Monday, April 1, 2013

Bike Weight is Overrated


Efforts to reduce bike weight amongst amateurs are largely wasted. Many are willing to pay beaucoup bucks for a carbon fiber component, but does it really matter? For example, my pedals are the Look Cleo classic. The pedal and cleats in carbon weigh 0.1 lbs less than the steel version but cost $100 more. Is that worthwhile?

Playing with numbers on bikecalculator.com, shaving a full 6 lbs off your bike on a flat half-Ironman (56 mile) course would save 34 seconds (assumes you are generating 150 watts and you weight 190 lbs). If the grade is 2% up, and then 2% down, you can save 2:06. On a course that would then take 3 hours and 40 minutes, even an extra 2 minutes is quite minor. Again that's 6.0 lbs, not 0.1 lbs.

So in a nutshell, spending beaucoup bucks on a carbon components is wasted. 

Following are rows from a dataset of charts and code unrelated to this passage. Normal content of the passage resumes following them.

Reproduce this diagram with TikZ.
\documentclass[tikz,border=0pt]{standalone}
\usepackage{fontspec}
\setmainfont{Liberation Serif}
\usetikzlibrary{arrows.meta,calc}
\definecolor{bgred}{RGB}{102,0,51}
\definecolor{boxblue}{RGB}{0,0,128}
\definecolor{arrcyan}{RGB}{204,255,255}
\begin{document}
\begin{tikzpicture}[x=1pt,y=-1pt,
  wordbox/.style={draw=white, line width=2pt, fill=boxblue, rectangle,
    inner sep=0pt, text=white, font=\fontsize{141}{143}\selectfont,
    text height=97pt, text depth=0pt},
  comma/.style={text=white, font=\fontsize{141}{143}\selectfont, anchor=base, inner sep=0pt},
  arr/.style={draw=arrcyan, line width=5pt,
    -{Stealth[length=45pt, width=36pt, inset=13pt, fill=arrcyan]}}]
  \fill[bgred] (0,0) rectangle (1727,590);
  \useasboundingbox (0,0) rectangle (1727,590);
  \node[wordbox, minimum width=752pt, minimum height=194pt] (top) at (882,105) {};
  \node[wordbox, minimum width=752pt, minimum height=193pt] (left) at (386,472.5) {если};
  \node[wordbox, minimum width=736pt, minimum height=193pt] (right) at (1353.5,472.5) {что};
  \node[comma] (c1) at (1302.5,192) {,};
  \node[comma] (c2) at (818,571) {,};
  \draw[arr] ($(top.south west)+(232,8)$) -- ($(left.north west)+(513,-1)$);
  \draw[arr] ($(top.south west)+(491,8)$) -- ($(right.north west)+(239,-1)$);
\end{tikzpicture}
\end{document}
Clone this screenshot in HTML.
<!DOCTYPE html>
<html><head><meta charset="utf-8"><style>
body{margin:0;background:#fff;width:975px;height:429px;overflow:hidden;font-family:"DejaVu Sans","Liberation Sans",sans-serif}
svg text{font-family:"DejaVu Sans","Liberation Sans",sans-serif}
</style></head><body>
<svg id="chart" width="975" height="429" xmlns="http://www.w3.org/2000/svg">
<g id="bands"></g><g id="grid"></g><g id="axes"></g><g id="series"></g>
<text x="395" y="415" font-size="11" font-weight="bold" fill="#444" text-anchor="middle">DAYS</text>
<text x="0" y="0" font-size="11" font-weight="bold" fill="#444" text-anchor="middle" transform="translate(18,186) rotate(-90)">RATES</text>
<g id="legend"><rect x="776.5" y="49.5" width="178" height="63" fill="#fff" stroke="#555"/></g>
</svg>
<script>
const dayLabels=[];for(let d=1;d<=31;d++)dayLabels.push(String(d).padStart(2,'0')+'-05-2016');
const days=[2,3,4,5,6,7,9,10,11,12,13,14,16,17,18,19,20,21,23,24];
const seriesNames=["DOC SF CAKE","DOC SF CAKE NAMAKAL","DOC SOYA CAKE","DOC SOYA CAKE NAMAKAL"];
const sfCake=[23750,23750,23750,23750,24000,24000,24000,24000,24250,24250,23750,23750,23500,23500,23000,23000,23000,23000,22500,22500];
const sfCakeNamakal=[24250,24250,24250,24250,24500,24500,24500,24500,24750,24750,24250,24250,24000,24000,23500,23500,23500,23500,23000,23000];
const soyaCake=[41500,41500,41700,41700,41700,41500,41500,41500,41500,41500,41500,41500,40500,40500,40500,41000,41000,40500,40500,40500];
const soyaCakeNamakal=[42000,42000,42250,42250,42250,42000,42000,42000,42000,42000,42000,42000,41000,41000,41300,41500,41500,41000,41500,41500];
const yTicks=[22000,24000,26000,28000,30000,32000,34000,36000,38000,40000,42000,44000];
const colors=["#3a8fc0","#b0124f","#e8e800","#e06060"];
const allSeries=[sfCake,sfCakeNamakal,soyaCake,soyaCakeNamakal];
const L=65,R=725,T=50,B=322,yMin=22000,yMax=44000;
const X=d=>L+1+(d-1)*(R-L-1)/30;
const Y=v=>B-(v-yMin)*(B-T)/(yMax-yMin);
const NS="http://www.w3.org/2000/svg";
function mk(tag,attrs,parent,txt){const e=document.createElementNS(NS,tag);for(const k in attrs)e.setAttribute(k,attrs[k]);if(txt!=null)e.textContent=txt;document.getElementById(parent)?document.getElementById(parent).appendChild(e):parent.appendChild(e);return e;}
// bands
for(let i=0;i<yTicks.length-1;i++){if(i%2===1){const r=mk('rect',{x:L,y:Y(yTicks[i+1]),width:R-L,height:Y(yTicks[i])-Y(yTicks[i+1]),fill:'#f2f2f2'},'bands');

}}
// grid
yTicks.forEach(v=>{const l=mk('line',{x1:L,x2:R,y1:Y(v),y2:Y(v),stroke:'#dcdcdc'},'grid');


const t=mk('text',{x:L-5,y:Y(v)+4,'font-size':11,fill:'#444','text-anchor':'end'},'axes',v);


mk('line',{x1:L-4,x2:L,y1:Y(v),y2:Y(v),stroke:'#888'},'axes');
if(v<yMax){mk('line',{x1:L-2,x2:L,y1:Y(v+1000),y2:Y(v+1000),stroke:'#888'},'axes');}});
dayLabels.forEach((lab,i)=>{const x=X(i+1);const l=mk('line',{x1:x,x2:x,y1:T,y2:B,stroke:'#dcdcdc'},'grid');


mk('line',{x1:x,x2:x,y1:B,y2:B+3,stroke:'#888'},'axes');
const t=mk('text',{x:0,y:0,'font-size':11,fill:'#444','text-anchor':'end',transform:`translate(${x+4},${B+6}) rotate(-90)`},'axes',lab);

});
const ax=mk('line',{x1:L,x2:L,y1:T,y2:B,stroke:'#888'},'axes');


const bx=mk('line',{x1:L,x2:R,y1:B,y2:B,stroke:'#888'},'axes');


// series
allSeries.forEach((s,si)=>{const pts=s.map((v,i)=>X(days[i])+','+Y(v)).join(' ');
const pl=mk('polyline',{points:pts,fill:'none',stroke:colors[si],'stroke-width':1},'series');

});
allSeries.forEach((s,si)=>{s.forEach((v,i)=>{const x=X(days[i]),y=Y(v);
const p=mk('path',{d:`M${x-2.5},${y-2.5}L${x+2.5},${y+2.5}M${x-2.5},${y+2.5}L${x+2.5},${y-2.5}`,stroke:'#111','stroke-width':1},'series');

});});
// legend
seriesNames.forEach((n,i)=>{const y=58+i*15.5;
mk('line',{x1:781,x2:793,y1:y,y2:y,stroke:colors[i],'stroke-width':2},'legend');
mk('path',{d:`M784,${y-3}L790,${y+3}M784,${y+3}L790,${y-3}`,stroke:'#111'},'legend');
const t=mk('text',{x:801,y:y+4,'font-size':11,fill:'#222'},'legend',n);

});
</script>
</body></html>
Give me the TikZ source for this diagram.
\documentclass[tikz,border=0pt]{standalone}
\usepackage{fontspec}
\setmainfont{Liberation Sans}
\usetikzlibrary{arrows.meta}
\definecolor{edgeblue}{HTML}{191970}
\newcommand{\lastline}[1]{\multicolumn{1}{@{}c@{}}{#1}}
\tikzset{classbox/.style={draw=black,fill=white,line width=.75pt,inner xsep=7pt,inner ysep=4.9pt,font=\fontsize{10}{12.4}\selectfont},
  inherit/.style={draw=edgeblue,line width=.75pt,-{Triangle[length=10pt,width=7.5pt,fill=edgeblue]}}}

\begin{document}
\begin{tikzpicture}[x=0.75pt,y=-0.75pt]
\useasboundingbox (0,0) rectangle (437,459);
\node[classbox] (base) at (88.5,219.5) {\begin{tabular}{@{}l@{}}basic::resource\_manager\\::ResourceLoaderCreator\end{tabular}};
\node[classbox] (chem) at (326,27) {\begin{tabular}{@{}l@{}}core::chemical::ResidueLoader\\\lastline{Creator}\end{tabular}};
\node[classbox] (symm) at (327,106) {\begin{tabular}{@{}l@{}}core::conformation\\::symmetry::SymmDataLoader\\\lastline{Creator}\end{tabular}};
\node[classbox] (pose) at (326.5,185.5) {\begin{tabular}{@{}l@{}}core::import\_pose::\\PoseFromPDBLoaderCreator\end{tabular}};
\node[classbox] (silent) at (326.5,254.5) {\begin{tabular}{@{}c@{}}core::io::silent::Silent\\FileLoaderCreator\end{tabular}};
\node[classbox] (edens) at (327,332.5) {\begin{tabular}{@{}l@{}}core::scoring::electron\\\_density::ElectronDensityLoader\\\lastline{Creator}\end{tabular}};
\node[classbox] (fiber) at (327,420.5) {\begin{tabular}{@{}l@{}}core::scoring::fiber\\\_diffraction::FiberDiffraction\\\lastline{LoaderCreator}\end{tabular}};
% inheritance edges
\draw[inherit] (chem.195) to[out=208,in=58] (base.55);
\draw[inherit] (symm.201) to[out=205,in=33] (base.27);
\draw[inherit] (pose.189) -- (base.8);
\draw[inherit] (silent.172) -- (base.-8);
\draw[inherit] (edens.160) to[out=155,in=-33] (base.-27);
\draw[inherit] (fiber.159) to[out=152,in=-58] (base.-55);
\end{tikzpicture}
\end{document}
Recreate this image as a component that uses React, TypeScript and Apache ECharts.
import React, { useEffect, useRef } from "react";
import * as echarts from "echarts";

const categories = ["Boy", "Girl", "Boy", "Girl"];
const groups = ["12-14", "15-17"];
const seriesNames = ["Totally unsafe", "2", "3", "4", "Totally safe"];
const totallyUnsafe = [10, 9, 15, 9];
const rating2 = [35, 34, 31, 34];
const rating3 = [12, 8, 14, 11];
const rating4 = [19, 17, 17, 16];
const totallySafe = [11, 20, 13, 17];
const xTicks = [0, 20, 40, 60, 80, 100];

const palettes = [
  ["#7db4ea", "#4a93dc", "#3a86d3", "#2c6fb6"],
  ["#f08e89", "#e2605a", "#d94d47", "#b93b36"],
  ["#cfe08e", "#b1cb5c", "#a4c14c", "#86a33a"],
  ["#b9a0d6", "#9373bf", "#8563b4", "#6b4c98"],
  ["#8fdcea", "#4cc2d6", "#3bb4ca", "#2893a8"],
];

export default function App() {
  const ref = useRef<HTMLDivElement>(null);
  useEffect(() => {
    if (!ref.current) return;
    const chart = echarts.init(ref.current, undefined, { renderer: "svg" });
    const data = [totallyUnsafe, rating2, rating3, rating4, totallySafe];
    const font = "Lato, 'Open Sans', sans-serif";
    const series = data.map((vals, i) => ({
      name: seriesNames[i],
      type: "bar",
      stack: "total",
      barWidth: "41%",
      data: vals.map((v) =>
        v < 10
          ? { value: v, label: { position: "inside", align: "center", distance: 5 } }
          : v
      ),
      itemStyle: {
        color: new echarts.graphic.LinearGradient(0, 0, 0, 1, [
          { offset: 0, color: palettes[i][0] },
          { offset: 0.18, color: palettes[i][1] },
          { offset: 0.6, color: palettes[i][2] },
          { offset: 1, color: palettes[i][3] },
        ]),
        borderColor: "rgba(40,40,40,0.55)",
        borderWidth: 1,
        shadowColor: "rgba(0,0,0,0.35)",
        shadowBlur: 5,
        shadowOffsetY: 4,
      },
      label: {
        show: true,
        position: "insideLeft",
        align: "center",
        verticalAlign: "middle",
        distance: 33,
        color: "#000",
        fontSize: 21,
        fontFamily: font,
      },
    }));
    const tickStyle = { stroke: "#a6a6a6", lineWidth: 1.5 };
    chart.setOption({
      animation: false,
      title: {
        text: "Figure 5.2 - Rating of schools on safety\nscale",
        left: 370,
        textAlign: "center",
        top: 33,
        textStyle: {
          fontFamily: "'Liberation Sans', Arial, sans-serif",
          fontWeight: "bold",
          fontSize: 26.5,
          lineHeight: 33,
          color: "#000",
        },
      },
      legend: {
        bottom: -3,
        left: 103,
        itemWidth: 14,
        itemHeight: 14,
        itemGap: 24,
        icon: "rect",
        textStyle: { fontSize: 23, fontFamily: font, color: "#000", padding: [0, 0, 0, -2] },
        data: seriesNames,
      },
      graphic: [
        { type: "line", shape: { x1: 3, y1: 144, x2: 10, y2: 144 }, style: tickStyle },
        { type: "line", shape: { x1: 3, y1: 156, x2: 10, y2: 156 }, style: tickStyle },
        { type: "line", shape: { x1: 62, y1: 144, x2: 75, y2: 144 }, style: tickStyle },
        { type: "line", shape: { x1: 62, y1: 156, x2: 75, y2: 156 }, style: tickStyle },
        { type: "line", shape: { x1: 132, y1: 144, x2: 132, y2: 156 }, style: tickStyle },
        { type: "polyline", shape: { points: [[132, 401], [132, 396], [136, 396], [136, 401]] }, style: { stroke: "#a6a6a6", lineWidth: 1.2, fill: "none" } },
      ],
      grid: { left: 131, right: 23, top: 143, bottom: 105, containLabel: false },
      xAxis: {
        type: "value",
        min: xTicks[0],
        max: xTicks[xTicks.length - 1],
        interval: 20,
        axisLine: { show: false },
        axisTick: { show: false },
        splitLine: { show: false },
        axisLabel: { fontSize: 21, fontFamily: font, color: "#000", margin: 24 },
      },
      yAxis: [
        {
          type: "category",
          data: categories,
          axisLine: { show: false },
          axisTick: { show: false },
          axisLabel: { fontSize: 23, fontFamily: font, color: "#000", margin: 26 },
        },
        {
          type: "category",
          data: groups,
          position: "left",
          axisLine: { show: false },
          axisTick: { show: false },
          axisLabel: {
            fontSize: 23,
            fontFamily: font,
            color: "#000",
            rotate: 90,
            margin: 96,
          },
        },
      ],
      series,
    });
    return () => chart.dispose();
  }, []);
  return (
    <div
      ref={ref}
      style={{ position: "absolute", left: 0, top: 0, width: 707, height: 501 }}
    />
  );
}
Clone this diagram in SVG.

As a final note, any good analyst would ask: "is bikecalculator.com correct?" The September 2003 Bicycling Magazine had an analysis by James C. Martin, Ph.D., assistant professor in the department of exercise and sport science at the University of Utah.  He wrote that for a 160 lb rider who puts out 250 watts, traveling up a 7% grade over 5km, would add 30 seconds to the climb for every 5 lbs added. Running these numbers into bikecalculator, that model said the difference would be 31 seconds, so yes bikecalculator has been validated.